The group of players who attended the meeting to wring concessions from the league slammed the owners for “blackballing” former San Francisco 49ers quarterback Colin Kaepernick.
Utterly ignoring the fans’ dislike of the protests, Philadelphia Eagles defensive lineman Chris Long scolded owners saying, “If he was on a roster right now, all this negativeness and divisiveness could be turned into a positive.”
Long went on to insist, “we all agree in this room as players that he should be on a roster.” To that claim, though, Eagles owner Jeffrey Lurie scoffed saying that social justice is not “about one person.”
Former Kaepernick teammate Eric Reid, who has also turned free agent and found himself unable to find a new team, reportedly wore a Kaepernick T-Shirt into the meeting and attacked the owners for “blackballing” his friend.
“I feel like he was hung out to dry,” the Times says Reid told the owners. “Everyone in here is talking about how much they support us. Nobody stepped up and said we support Colin’s right to do this. We all let him become Public Enemy No. 1 in this country, and he still doesn’t have a job.”
For his part, former wide receiver Anquan Boldin insisted that the owners have failed the players by not stepping up to support the player protests. Boldin insisted that the owners needed to speak out, “Letting people know it’s not just the players that care about these issues, but the owners, too.”
With their comments, the player’s seemed uninterested in what fans think and felt that their anti-American protests should simply be accepted without question. Indeed, not just accepted but given full-throated support by the league and owners.
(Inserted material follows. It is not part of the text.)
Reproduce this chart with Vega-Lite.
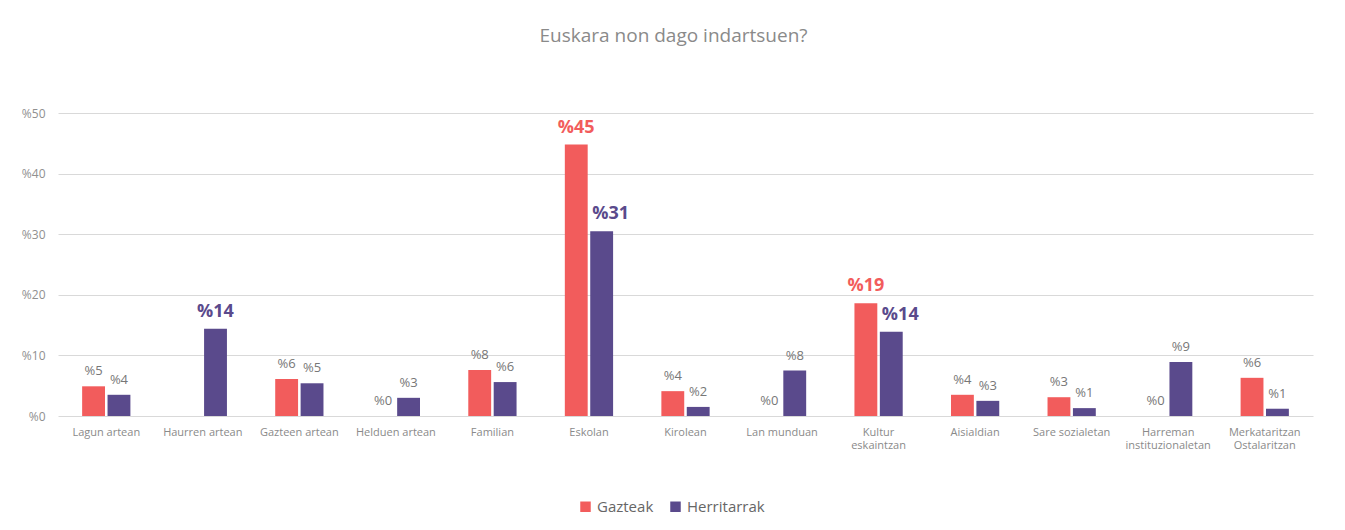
{
  "$schema": "https://vega.github.io/schema/vega-lite/v6.json",
  "autosize": {"type": "none"},
  "padding": {"left": 58, "top": 113, "right": 32, "bottom": 114},
  "width": 1255,
  "height": 303,
  "background": "white",
  "config": {
    "font": "Open Sans",
    "view": {"stroke": null}
  },
  "title": {
    "text": "Euskara non dago indartsuen?",
    "fontSize": 19,
    "fontWeight": "normal",
    "color": "#8a8a8a",
    "offset": 61,
    "dx": -12,
    "anchor": "middle"
  },
  "data": {
    "values": [
      {"category": "Lagun artean", "series": "Gazteak", "value": 4.9},
      {"category": "Lagun artean", "series": "Herritarrak", "value": 3.5},
      {"category": "Haurren artean", "series": "Herritarrak", "value": 14.4},
      {"category": "Gazteen artean", "series": "Gazteak", "value": 6.1},
      {"category": "Gazteen artean", "series": "Herritarrak", "value": 5.4},
      {"category": "Helduen artean", "series": "Gazteak", "value": 0},
      {"category": "Helduen artean", "series": "Herritarrak", "value": 3.0},
      {"category": "Familian", "series": "Gazteak", "value": 7.6},
      {"category": "Familian", "series": "Herritarrak", "value": 5.6},
      {"category": "Eskolan", "series": "Gazteak", "value": 44.8},
      {"category": "Eskolan", "series": "Herritarrak", "value": 30.5},
      {"category": "Kirolean", "series": "Gazteak", "value": 4.1},
      {"category": "Kirolean", "series": "Herritarrak", "value": 1.5},
      {"category": "Lan munduan", "series": "Gazteak", "value": 0},
      {"category": "Lan munduan", "series": "Herritarrak", "value": 7.5},
      {"category": "Kultur eskaintzan", "series": "Gazteak", "value": 18.6},
      {"category": "Kultur eskaintzan", "series": "Herritarrak", "value": 13.9},
      {"category": "Aisialdian", "series": "Gazteak", "value": 3.5},
      {"category": "Aisialdian", "series": "Herritarrak", "value": 2.5},
      {"category": "Sare sozialetan", "series": "Gazteak", "value": 3.1},
      {"category": "Sare sozialetan", "series": "Herritarrak", "value": 1.3},
      {"category": "Harreman instituzionaletan", "series": "Gazteak", "value": 0},
      {"category": "Harreman instituzionaletan", "series": "Herritarrak", "value": 8.9},
      {"category": "Merkataritzan Ostalaritzan", "series": "Gazteak", "value": 6.3},
      {"category": "Merkataritzan Ostalaritzan", "series": "Herritarrak", "value": 1.2}
    ]
  },
  "transform": [
    {"calculate": "'%' + format(datum.value, '.0f')", "as": "label"}
  ],
  "encoding": {
    "x": {
      "field": "category",
      "type": "nominal",
      "sort": null,
      "scale": {"paddingInner": 0.5, "paddingOuter": 0.25},
      "axis": {
        "title": null,
        "labelAngle": 0,
        "labelFontSize": 11,
        "labelColor": "#8a8a8a",
        "labelPadding": 10,
        "ticks": false,
        "domain": false,
        "labelExpr": "datum.label == 'Kultur eskaintzan' ? ['Kultur', 'eskaintzan'] : datum.label == 'Harreman instituzionaletan' ? ['Harreman', 'instituzionaletan'] : datum.label == 'Merkataritzan Ostalaritzan' ? ['Merkataritzan', 'Ostalaritzan'] : datum.label"
      }
    },
    "xOffset": {
      "field": "series",
      "type": "nominal",
      "sort": ["Gazteak", "Herritarrak"],
      "scale": {"paddingInner": 0.1}
    },
    "y": {
      "field": "value",
      "type": "quantitative",
      "scale": {"domain": [0, 50], "nice": false},
      "axis": {
        "title": null,
        "values": [0, 10, 20, 30, 40, 50],
        "labelExpr": "'%' + datum.value",
        "labelFontSize": 12,
        "labelColor": "#909090",
        "labelPadding": 13,
        "ticks": false,
        "domain": false,
        "gridColor": "#d9d9d9",
        "gridWidth": 1
      }
    }
  },
  "layer": [
    {
      "mark": {"type": "bar"},
      "encoding": {
        "color": {
          "field": "series",
          "type": "nominal",
          "sort": ["Gazteak", "Herritarrak"],
          "scale": {"domain": ["Gazteak", "Herritarrak"], "range": ["#F25C5C", "#5A4A8C"]},
          "legend": {
            "title": null,
            "orient": "none",
            "legendX": 520,
            "legendY": 386,
            "direction": "horizontal",
            "symbolType": "square",
            "symbolSize": 110,
            "symbolStrokeWidth": 0,
            "labelFontSize": 15,
            "labelColor": "#666666",
            "columnPadding": 14
          }
        }
      }
    },
    {
      "transform": [{"filter": "datum.value < 13"}],
      "mark": {"type": "text", "baseline": "alphabetic", "dy": -11, "fontSize": 13, "color": "#777777"},
      "encoding": {"text": {"field": "label"}}
    },
    {
      "transform": [{"filter": "datum.value >= 13 && (datum.series == 'Gazteak' || datum.category == 'Haurren artean')"}],
      "mark": {"type": "text", "baseline": "alphabetic", "dy": -12, "fontSize": 18, "fontWeight": "bold"},
      "encoding": {
        "text": {"field": "label"},
        "color": {
          "field": "series",
          "type": "nominal",
          "scale": {"domain": ["Gazteak", "Herritarrak"], "range": ["#F25C5C", "#5A4A8C"]},
          "legend": null
        }
      }
    },
    {
      "transform": [{"filter": "datum.value >= 13 && datum.series == 'Herritarrak' && datum.category != 'Haurren artean'"}],
      "mark": {"type": "text", "baseline": "alphabetic", "dy": -12, "dx": 9, "fontSize": 18, "fontWeight": "bold", "color": "#5A4A8C"},
      "encoding": {"text": {"field": "label"}}
    }
  ]
}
Team owners, though, stressed how the protests were destroying the fan base and hurting the business bottom line, especially where it came to President Donald Trump’s loud and persistent criticism of the anti-Americanism evinced by the league.
The paper noted that Bob Kraft was particularly outspoken:
The New England Patriots owner Robert K. Kraft pointed to another ‘elephant in the room.’‘This kneeling,’ he said.‘The problem we have is, we have a president who will use that as fodder to do his mission that I don’t feel is in the best interests of America,’ said Kraft, who is a longtime supporter of Mr. Trump’s.
‘It’s divisive, and it’s horrible.’
Eagles owner Jeffrey Lurie agreed that the league needed to find a way to make sure Trump stopped his broadsides. “We’ve got to be careful not to be baited by Trump or whomever else. We have to find a way to not be divided and not get baited,” Laurie said.
Buffalo Bills owner Terry Pegula also seemed to want a way to avoid the mounting criticism of the league.
“All Donald needs to do is to start to do this again,” Pegula exclaimed. “We need some kind of immediate plan because of what’s going on in society. All of us now, we need to put a Band-Aid on what’s going on in the country.”
“We’re getting hit with a tsunami,” Pegula added about the growing anti-NFL sentiment.
But the Houston Texans owner was direct:
The Houston Texans owner Bob McNair was more direct. He urged the players to tell their colleagues to, essentially, knock off the kneeling. ‘You fellas need to ask your compadres, fellas, stop that other business, let’s go out and do something that really produces positive results, and we’ll help you.’”
What’s odd is that they’re vilifying President Trump for expressing concern for anti-American attitudes.
They need to take a long hard look in the mirror before they point fingers at anybody else.